# EXERCISE MATERIAL:
• • • •

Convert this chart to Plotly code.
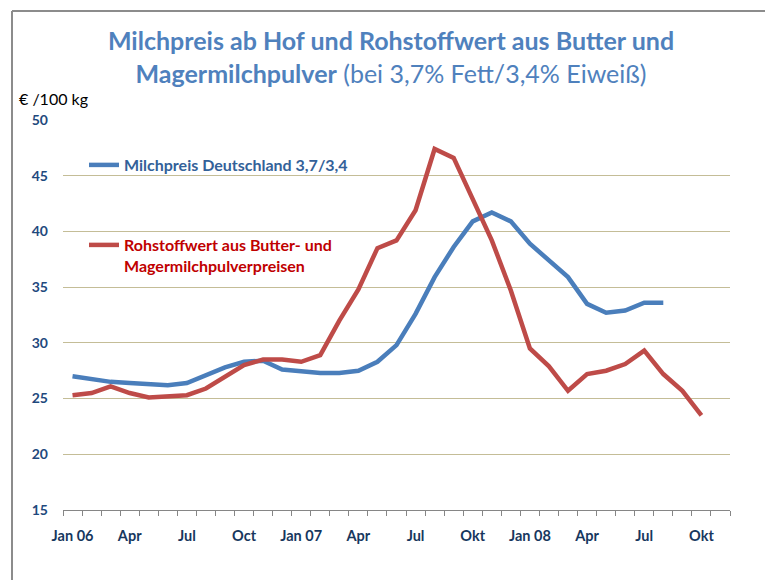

• • • •

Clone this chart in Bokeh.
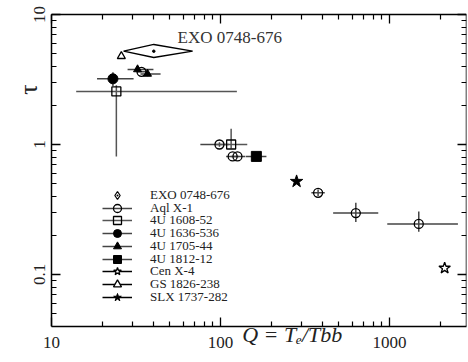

• • • •

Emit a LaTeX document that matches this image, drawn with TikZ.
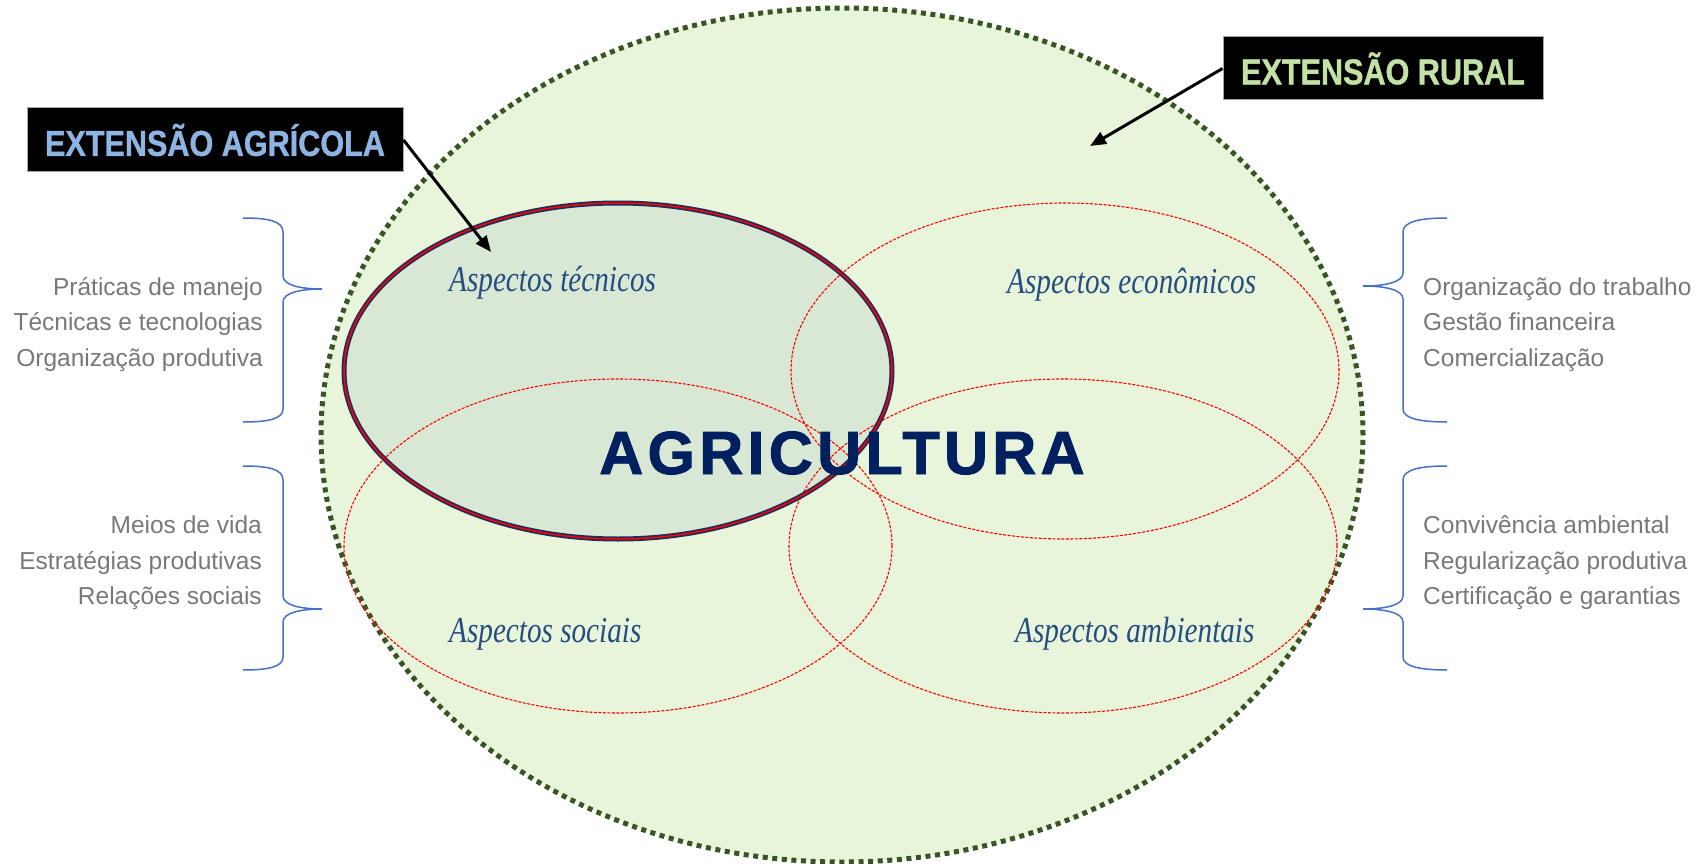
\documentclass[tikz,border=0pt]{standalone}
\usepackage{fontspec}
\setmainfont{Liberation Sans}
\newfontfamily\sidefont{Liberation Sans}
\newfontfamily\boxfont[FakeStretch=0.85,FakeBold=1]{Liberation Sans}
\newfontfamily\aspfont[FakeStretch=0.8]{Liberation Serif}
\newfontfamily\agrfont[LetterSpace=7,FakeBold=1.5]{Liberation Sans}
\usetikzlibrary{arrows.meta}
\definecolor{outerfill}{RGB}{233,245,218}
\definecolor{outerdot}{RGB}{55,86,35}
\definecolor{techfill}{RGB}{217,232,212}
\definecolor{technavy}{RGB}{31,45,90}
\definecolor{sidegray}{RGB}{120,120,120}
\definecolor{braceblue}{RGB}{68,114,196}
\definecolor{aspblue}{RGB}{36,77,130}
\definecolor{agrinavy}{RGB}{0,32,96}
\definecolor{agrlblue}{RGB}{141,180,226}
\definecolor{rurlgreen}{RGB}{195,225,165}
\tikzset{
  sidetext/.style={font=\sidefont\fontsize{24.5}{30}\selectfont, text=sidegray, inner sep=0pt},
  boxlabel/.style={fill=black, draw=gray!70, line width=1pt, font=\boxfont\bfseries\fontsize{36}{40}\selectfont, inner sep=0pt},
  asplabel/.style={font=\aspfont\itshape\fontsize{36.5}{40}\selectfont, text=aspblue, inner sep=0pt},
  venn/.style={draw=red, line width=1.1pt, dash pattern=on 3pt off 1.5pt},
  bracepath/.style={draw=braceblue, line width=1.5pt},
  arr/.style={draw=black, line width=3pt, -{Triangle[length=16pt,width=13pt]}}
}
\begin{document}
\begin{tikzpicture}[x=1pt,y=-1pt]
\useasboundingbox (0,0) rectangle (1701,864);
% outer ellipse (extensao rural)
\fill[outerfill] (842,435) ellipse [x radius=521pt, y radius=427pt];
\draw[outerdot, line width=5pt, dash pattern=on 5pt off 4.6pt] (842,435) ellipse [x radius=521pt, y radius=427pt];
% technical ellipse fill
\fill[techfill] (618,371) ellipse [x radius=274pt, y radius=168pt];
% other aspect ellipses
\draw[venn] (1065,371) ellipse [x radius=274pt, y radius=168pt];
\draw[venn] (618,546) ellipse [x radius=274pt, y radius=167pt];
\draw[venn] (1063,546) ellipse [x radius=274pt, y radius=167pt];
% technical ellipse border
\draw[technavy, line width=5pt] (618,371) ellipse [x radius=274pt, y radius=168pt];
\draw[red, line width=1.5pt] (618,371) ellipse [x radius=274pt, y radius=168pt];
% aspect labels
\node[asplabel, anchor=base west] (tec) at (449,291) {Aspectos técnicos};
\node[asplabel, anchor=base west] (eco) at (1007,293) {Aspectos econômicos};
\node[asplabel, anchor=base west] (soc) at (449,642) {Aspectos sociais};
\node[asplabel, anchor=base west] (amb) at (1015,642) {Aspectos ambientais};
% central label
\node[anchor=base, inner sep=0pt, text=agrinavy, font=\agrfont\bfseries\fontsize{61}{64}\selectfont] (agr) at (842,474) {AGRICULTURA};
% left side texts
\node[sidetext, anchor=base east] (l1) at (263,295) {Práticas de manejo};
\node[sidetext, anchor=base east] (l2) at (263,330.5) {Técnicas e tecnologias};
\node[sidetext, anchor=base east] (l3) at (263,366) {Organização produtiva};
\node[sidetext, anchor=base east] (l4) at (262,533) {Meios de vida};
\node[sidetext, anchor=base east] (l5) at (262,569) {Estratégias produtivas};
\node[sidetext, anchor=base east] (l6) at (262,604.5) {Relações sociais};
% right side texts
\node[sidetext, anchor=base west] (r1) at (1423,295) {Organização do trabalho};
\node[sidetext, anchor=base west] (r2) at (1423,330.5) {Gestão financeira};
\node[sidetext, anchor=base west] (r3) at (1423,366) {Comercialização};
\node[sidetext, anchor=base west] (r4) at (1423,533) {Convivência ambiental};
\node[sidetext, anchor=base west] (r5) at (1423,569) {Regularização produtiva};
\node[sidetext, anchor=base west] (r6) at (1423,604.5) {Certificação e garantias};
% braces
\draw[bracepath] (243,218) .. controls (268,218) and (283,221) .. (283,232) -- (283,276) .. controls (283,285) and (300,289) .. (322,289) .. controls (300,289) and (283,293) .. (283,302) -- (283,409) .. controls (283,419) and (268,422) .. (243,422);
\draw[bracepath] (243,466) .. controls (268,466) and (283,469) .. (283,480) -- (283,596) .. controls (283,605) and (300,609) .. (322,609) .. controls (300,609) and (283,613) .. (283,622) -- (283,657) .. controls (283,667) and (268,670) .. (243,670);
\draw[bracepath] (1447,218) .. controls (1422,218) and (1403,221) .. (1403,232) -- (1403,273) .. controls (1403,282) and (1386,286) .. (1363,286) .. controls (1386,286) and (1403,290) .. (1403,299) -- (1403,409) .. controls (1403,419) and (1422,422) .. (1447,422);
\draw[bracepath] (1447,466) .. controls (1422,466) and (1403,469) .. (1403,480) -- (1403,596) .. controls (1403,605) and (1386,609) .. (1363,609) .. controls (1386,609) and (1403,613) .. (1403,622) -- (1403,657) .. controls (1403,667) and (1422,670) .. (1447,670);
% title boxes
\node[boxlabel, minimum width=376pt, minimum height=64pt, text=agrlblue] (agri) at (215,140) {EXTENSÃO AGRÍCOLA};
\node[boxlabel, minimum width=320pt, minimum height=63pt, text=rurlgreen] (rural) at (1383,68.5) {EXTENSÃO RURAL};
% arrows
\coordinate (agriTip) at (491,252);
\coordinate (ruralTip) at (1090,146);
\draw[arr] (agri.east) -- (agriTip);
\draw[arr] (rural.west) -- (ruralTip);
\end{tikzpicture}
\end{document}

• • • •

# PROBLEM STATEMENT:
Return each line of the listing that holds the string "this".

# FULL OUTPUT:
Convert this chart to Plotly code.
Clone this chart in Bokeh.
Emit a LaTeX document that matches this image, drawn with TikZ.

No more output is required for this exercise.